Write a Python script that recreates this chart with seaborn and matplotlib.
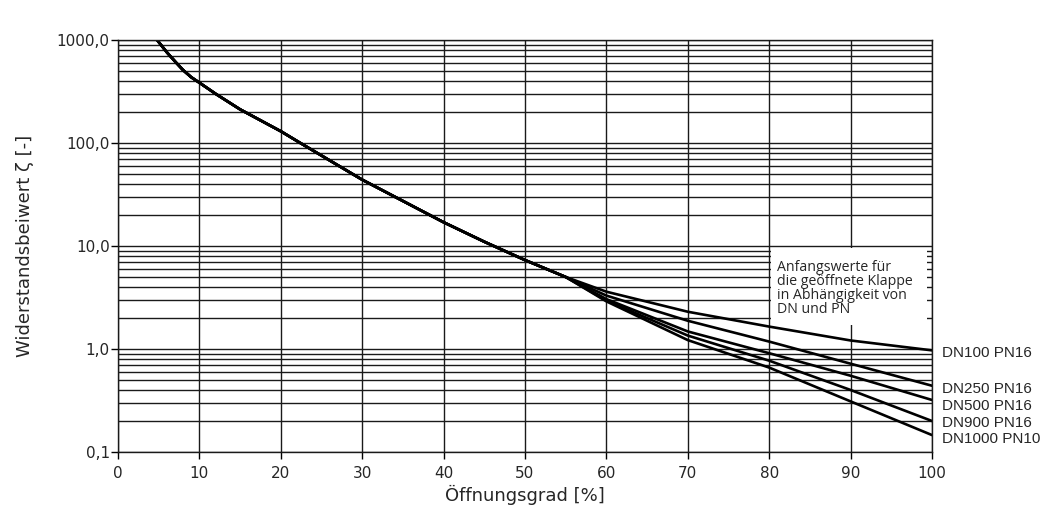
import numpy as np
import pandas as pd
import seaborn as sns
import matplotlib.pyplot as plt
from matplotlib.ticker import LogLocator, FuncFormatter, NullFormatter, MultipleLocator
from matplotlib.patches import Rectangle

# shared part of the curve (all sizes identical up to ~55 %)
main_x = [4.8, 6, 7, 8, 9, 10, 12, 15, 20, 22.4, 30, 40, 45, 50, 55]
main_y = [1000, 760, 620, 510, 435, 385, 300, 212, 130, 100, 44, 17, 11, 7.3, 5.0]

# branches per nominal size
branch_x = [60, 70, 80, 90, 100]
dn100_pn16 = [3.6, 2.3, 1.65, 1.21, 0.97]
dn250_pn16 = [3.3, 1.88, 1.18, 0.72, 0.44]
dn500_pn16 = [3.05, 1.48, 0.91, 0.55, 0.32]
dn900_pn16 = [2.95, 1.35, 0.77, 0.40, 0.20]
dn1000_pn10 = [2.9, 1.22, 0.66, 0.31, 0.146]

series_names = ["DN100 PN16", "DN250 PN16", "DN500 PN16", "DN900 PN16", "DN1000 PN10"]
branches = [dn100_pn16, dn250_pn16, dn500_pn16, dn900_pn16, dn1000_pn10]

y_ticks = [0.1, 1, 10, 100, 1000]
x_ticks = list(range(0, 101, 10))

note = "Anfangswerte für\ndie geöffnete Klappe\nin Abhängigkeit von\nDN und PN"

rows = []
for name, vals in zip(series_names, branches):
    for xv, yv in zip(main_x + branch_x, main_y + vals):
        rows.append({"x": xv, "y": yv, "series": name})
df = pd.DataFrame(rows)

sns.set_style("ticks")
plt.rcParams['font.family'] = ['DejaVu Sans']

fig = plt.figure(figsize=(10.43, 5.11), dpi=100)
ax = fig.add_axes([118 / 1043, 1 - 452 / 511, (932 - 118) / 1043, (452 - 40) / 511])

ax.set_yscale('log')
ax.set_xlim(0, 100)
ax.set_ylim(0.1, 1000)

# grid: every 10 % vertically, every log subdivision horizontally
ax.xaxis.set_major_locator(MultipleLocator(10))
ax.yaxis.set_major_locator(LogLocator(base=10, numticks=10))
ax.yaxis.set_minor_locator(LogLocator(base=10, subs=np.arange(2, 10), numticks=20))
ax.yaxis.set_minor_formatter(NullFormatter())
ax.yaxis.set_major_formatter(FuncFormatter(lambda v, p: f"{v:.1f}".replace('.', ',')))
ax.grid(True, which='major', axis='x', color='#1a1a1a', lw=1.0)
ax.grid(True, which='both', axis='y', color='#1a1a1a', lw=1.0)
ax.set_axisbelow(True)

# white box for the note, hides the grid behind it
ax.add_patch(Rectangle((80.25, 1.72), 19.1, 9.6 - 1.72, facecolor='white',
                       edgecolor='none', zorder=1))
ax.text(81.0, 7.3, note, fontsize=10.2, family='Open Sans', va='top', ha='left',
        linespacing=0.92, zorder=3)

sns.lineplot(data=df, x='x', y='y', hue='series', palette=['black'] * 5,
             legend=False, estimator=None, sort=False, lw=1.9, ax=ax, zorder=2)

offsets = [-2, -2.5, -4.5, -1.5, -2.5]
for name, vals, off in zip(series_names, branches, offsets):
    ax.annotate(name, xy=(100, vals[-1]), xytext=(7, off), textcoords='offset points',
                fontsize=11, family='Liberation Sans', va='center', ha='left',
                annotation_clip=False)

ax.set_xticks(x_ticks)
ax.set_yticks(y_ticks)
ax.tick_params(axis='both', which='major', direction='out', length=5, width=1.0,
               labelsize=11, color='black')
ax.tick_params(axis='y', which='major', pad=1)
ax.tick_params(axis='y', which='minor', length=0)
ax.tick_params(axis='x', pad=5)

for s in ax.spines.values():
    s.set_color('#1a1a1a')
    s.set_linewidth(1.0)

ax.set_xlabel('Öffnungsgrad [%]', fontsize=13, labelpad=3)
ax.set_ylabel('Widerstandsbeiwert ζ [-]', fontsize=13, labelpad=16)

fig.savefig('out.png', dpi=100, facecolor='white')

- _TASK DESCRIPTION_: Please restate the material above line by line, exactly, beginning at its first line and ending with the line that contains "dn500_pn16, dn900_pn16, dn1000_pn10]", without any pictures.

- _RESPONSE_:
Write a Python script that recreates this chart with seaborn and matplotlib.
import numpy as np
import pandas as pd
import seaborn as sns
import matplotlib.pyplot as plt
from matplotlib.ticker import LogLocator, FuncFormatter, NullFormatter, MultipleLocator
from matplotlib.patches import Rectangle

# shared part of the curve (all sizes identical up to ~55 %)
main_x = [4.8, 6, 7, 8, 9, 10, 12, 15, 20, 22.4, 30, 40, 45, 50, 55]
main_y = [1000, 760, 620, 510, 435, 385, 300, 212, 130, 100, 44, 17, 11, 7.3, 5.0]

# branches per nominal size
branch_x = [60, 70, 80, 90, 100]
dn100_pn16 = [3.6, 2.3, 1.65, 1.21, 0.97]
dn250_pn16 = [3.3, 1.88, 1.18, 0.72, 0.44]
dn500_pn16 = [3.05, 1.48, 0.91, 0.55, 0.32]
dn900_pn16 = [2.95, 1.35, 0.77, 0.40, 0.20]
dn1000_pn10 = [2.9, 1.22, 0.66, 0.31, 0.146]

series_names = ["DN100 PN16", "DN250 PN16", "DN500 PN16", "DN900 PN16", "DN1000 PN10"]
branches = [dn100_pn16, dn250_pn16, dn500_pn16, dn900_pn16, dn1000_pn10]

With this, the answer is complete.